Gansu Song and Dance Theatre National Orchestra
The Chinese ethnic instrumental ensemble of Gansu Province, drawing on the musical traditions of Dunhuang and the Silk Road.
The Gansu Song and Dance Theatre National Orchestra is the flagship traditional ensemble of Gansu Province in northwestern China — a region whose cultural geography runs through the painted murals of Dunhuang, the great oasis cities of the Hexi Corridor, and the bronze-chime tombs of the Silk Road. The parent theatre, founded in 1961, is internationally celebrated for the dance drama Rain of Flowers Along the Silk Road, which has toured to more than forty countries and become one of the defining works of modern Chinese stagecraft.
The orchestra itself draws on the music that grew up along the trade routes between Chang'an and Central Asia: the suona traditions of the Yellow River loess, the dance rhythms of Turpan, the herdsmen's songs of Inner Mongolia, and the polyphony preserved in the Mogao Caves. In its programming, the orchestra moves between traditional repertoire and newly-commissioned works rooted in regional folklore — including Zhao Jiping's Flying Apsaras from Dunhuang and the suite-form National Symphony Dunhuang.

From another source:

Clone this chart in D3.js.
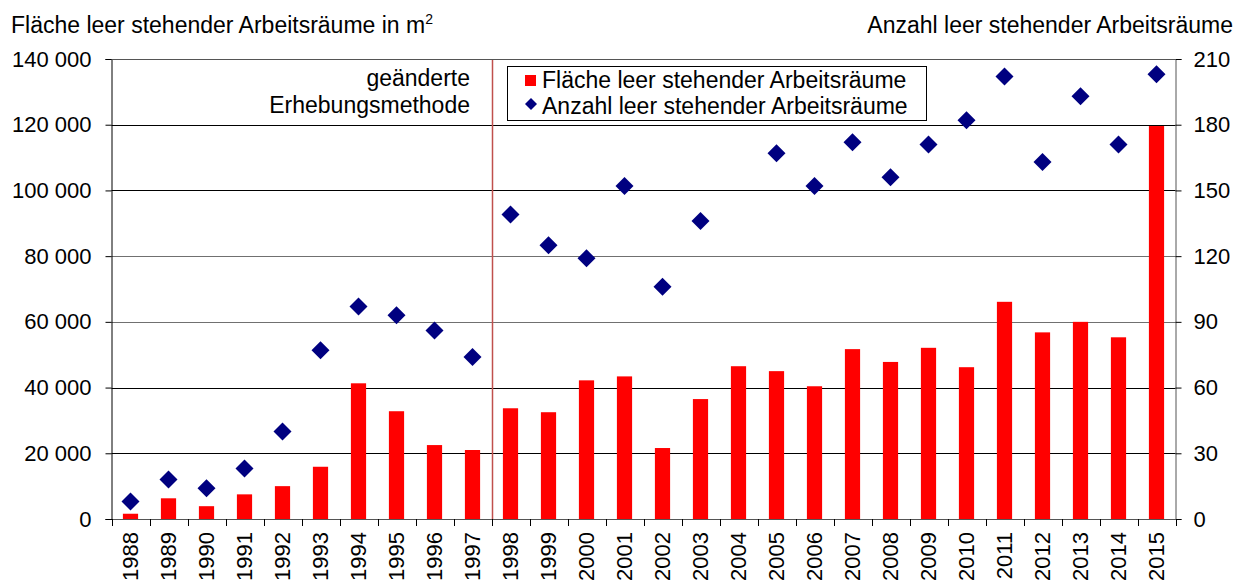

For Mid-Autumn Festival 2023, the orchestra brought this music to Sydney for Strolling Through Gansu — A National Symphony, performing at Sydney Town Hall under conductor Zhang Zhao and led by concertmaster Zhang Tao. The concert was the first time a Chinese performing-arts company toured Sydney post-pandemic, and the programme closed on the traditional Mid-Autumn melody Blooming Flowers and Round Moon — the song that gives the festival its name.
Drawing on the musical traditions of Dunhuang, the Hexi Corridor, and the heart of the ancient Silk Road.